The TAG team gave them every support. Moley Campbell's stage design evoked the poverty with a shallow wooden stage backed by skeletal timber and wheat straw. Paul Sorley heightened the action with gently melodramatic ground and back lighting, and Guy Hollands' taut and persuasive direction helped blur most of the difference in performance skills between the NTS cadre and their community support.
There was a perceptible change of gear when the full-timers were given their head. Ian Hanmore, aloof in his absolutism, is always cool and deliberate as the hanging judge, Samantha Young is a sexy and malevolent Abigail Williams, and Miller's final scene, of the Proctors' leave-taking before their execution, is movingly handled by Owen Gorman and Lorna McDevitt.
For the educationist, the production is, however, only the cream on the cake. As part of the process, NTS Learn and TAG have put education teams into the five areas since November to work with more than 500 people in school and community groups. Fourteen schools, from Findhorn to Irvine, were offered a team of five artists (drama, music, dance, digital and visual art) to work with a class for 20 weeks.

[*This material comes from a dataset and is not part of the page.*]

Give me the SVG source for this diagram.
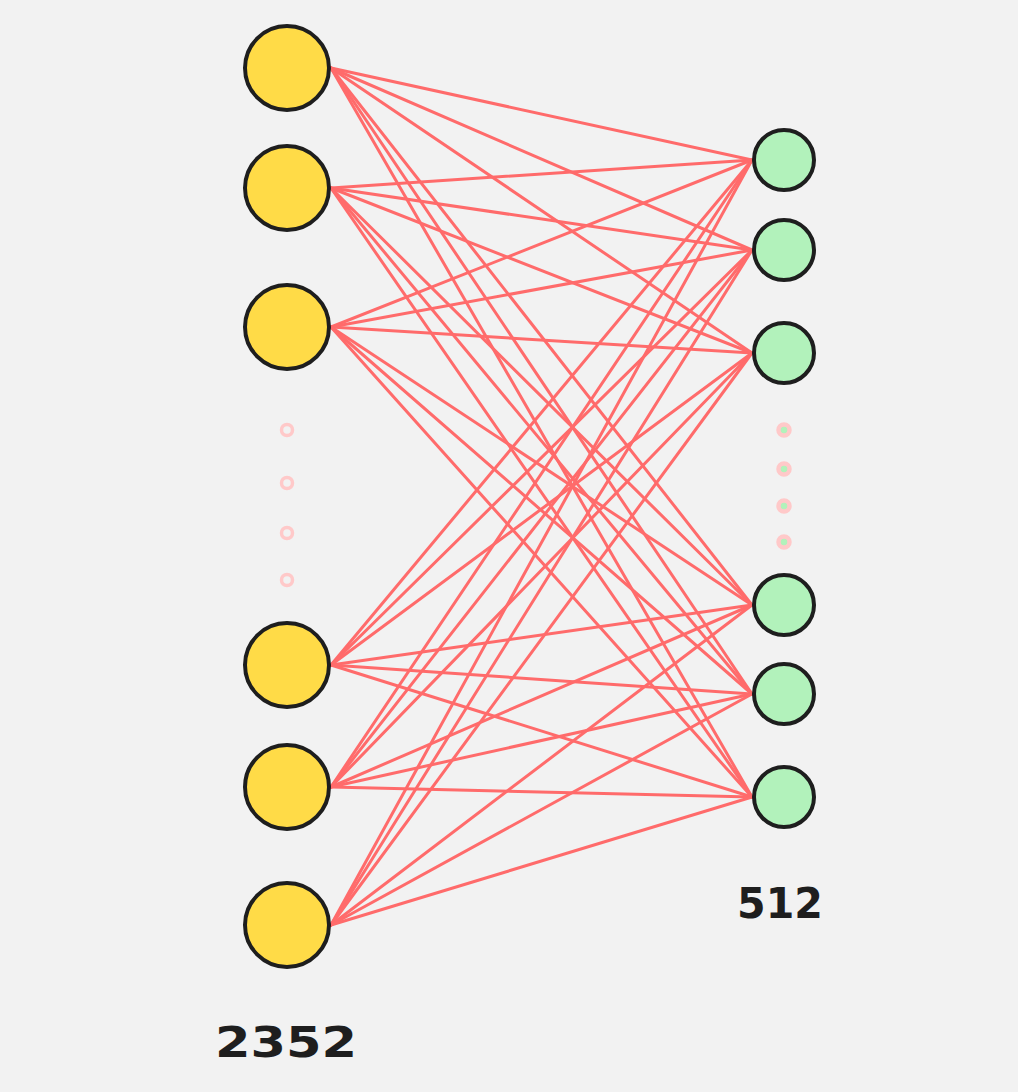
<svg xmlns="http://www.w3.org/2000/svg" width="1018" height="1092" viewBox="0 0 1018 1092">
<style>
.in{fill:#ffdb47;stroke:#1e1e1e;stroke-width:4}
.out{fill:#b2f2bb;stroke:#1e1e1e;stroke-width:4}
.e line{stroke:#ff6b6b;stroke-width:3;stroke-linecap:round}
.dl{fill:#f2f2f2;stroke:#ffc9c9;stroke-width:3.5}
.dr{fill:#b2f2bb;stroke:#ffc9c9;stroke-width:4.5}
.lbl{font-family:"DejaVu Sans","Liberation Sans",sans-serif;font-size:42px;font-weight:bold;fill:#1e1e1e}
</style>
<rect width="1018" height="1092" fill="#f2f2f2"/>
<g id="connectors" class="e">
<line x1="331" y1="68" x2="752" y2="160"/><line x1="331" y1="68" x2="752" y2="250"/><line x1="331" y1="68" x2="752" y2="353"/><line x1="331" y1="68" x2="752" y2="605"/><line x1="331" y1="68" x2="752" y2="694"/><line x1="331" y1="68" x2="752" y2="797"/>
<line x1="331" y1="188" x2="752" y2="160"/><line x1="331" y1="188" x2="752" y2="250"/><line x1="331" y1="188" x2="752" y2="353"/><line x1="331" y1="188" x2="752" y2="605"/><line x1="331" y1="188" x2="752" y2="694"/><line x1="331" y1="188" x2="752" y2="797"/>
<line x1="331" y1="327" x2="752" y2="160"/><line x1="331" y1="327" x2="752" y2="250"/><line x1="331" y1="327" x2="752" y2="353"/><line x1="331" y1="327" x2="752" y2="605"/><line x1="331" y1="327" x2="752" y2="694"/><line x1="331" y1="327" x2="752" y2="797"/>
<line x1="331" y1="665" x2="752" y2="160"/><line x1="331" y1="665" x2="752" y2="250"/><line x1="331" y1="665" x2="752" y2="353"/><line x1="331" y1="665" x2="752" y2="605"/><line x1="331" y1="665" x2="752" y2="694"/><line x1="331" y1="665" x2="752" y2="797"/>
<line x1="331" y1="787" x2="752" y2="160"/><line x1="331" y1="787" x2="752" y2="250"/><line x1="331" y1="787" x2="752" y2="353"/><line x1="331" y1="787" x2="752" y2="605"/><line x1="331" y1="787" x2="752" y2="694"/><line x1="331" y1="787" x2="752" y2="797"/>
<line x1="331" y1="925" x2="752" y2="160"/><line x1="331" y1="925" x2="752" y2="250"/><line x1="331" y1="925" x2="752" y2="353"/><line x1="331" y1="925" x2="752" y2="605"/><line x1="331" y1="925" x2="752" y2="694"/><line x1="331" y1="925" x2="752" y2="797"/>
</g>
<g id="in1"><circle class="in" cx="287" cy="68" r="42"/></g>
<g id="in2"><circle class="in" cx="287" cy="188" r="42"/></g>
<g id="in3"><circle class="in" cx="287" cy="327" r="42"/></g>
<g id="in4"><circle class="in" cx="287" cy="665" r="42"/></g>
<g id="in5"><circle class="in" cx="287" cy="787" r="42"/></g>
<g id="in6"><circle class="in" cx="287" cy="925" r="42"/></g>
<g id="out1"><circle class="out" cx="784" cy="160" r="30"/></g>
<g id="out2"><circle class="out" cx="784" cy="250" r="30"/></g>
<g id="out3"><circle class="out" cx="784" cy="353" r="30"/></g>
<g id="out4"><circle class="out" cx="784" cy="605" r="30"/></g>
<g id="out5"><circle class="out" cx="784" cy="694" r="30"/></g>
<g id="out6"><circle class="out" cx="784" cy="797" r="30"/></g>
<g id="left-dots">
<circle class="dl" cx="287" cy="430" r="5.5"/><circle class="dl" cx="287" cy="483" r="5.5"/><circle class="dl" cx="287" cy="533" r="5.5"/><circle class="dl" cx="287" cy="580" r="5.5"/>
</g>
<g id="right-dots">
<circle class="dr" cx="784" cy="430" r="5.5"/><circle class="dr" cx="784" cy="469" r="5.5"/><circle class="dr" cx="784" cy="506" r="5.5"/><circle class="dr" cx="784" cy="542" r="5.5"/>
</g>
<g id="label-in"><text class="lbl" x="215" y="1057" textLength="142" lengthAdjust="spacingAndGlyphs">2352</text></g>
<g id="label-out"><text class="lbl" x="737" y="918" textLength="86" lengthAdjust="spacingAndGlyphs">512</text></g>
</svg>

"Most of the schools embraced the idea," said Emily Ballard, TAG's creative learning director. "What surprised us was that, where we expected the third-year classes, it was more the Higher English and drama teachers who wanted the work.

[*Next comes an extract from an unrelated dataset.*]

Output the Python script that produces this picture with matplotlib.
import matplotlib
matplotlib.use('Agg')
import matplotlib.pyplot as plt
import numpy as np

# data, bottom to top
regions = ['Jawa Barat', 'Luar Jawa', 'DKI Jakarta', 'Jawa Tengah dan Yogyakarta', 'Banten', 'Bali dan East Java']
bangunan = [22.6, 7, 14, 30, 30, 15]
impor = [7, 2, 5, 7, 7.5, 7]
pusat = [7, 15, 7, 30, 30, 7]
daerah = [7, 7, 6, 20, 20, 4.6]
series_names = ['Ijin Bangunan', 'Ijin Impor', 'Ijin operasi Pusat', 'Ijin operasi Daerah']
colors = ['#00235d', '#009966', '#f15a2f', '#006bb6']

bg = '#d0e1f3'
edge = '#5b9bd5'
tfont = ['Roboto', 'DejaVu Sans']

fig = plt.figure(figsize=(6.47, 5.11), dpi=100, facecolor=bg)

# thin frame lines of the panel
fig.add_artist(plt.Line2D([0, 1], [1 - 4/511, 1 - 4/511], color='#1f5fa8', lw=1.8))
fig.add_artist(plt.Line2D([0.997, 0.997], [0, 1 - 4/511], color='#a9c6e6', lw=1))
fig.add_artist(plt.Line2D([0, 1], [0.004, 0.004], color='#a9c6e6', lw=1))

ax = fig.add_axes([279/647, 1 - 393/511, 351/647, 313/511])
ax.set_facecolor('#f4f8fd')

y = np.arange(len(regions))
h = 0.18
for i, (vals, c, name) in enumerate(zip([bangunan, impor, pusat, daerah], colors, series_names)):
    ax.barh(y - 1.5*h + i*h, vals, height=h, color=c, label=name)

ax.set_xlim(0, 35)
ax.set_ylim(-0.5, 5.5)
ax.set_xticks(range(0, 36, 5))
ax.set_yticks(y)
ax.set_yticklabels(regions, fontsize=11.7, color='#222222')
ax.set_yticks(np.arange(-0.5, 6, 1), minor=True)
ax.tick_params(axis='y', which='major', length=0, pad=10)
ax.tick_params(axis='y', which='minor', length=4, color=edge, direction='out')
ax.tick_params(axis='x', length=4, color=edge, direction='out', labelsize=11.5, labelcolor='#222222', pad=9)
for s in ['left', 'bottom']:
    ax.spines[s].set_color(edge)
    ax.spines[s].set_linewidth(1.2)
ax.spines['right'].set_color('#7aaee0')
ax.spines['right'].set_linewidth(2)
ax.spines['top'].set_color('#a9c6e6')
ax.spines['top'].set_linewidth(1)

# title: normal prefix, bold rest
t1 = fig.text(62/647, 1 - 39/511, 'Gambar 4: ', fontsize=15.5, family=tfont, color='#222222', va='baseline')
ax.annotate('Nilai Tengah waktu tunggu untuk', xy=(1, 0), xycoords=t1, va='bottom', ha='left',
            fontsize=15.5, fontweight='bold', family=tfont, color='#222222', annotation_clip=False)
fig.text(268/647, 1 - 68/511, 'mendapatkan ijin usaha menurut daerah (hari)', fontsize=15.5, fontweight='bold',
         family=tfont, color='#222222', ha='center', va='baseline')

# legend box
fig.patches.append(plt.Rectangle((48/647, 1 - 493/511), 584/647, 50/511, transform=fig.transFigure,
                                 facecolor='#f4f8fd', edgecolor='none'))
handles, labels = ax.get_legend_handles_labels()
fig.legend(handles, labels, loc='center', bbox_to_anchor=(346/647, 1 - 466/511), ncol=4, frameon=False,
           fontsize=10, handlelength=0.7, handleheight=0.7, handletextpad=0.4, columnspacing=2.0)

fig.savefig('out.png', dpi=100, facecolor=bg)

At St Margaret's in Livingston, for example, the third year could benefit from the whole arts team, while the Higher drama group kept closer to their examination needs. At Ross High in Tranent, the team worked quite differently with the Higher English class, though elsewhere we discovered that visual artists could make a significant contribution to literature and drama work."
Despite this success, NTS Learn teams don't want to be seen as auxiliary teachers. The emphasis is on the creativity of learning. Their mantra is:
"you can't be creative without learning and you can't learn without being creative". To emphasise this, every theatre plans to display the artwork that derives from the collaboration.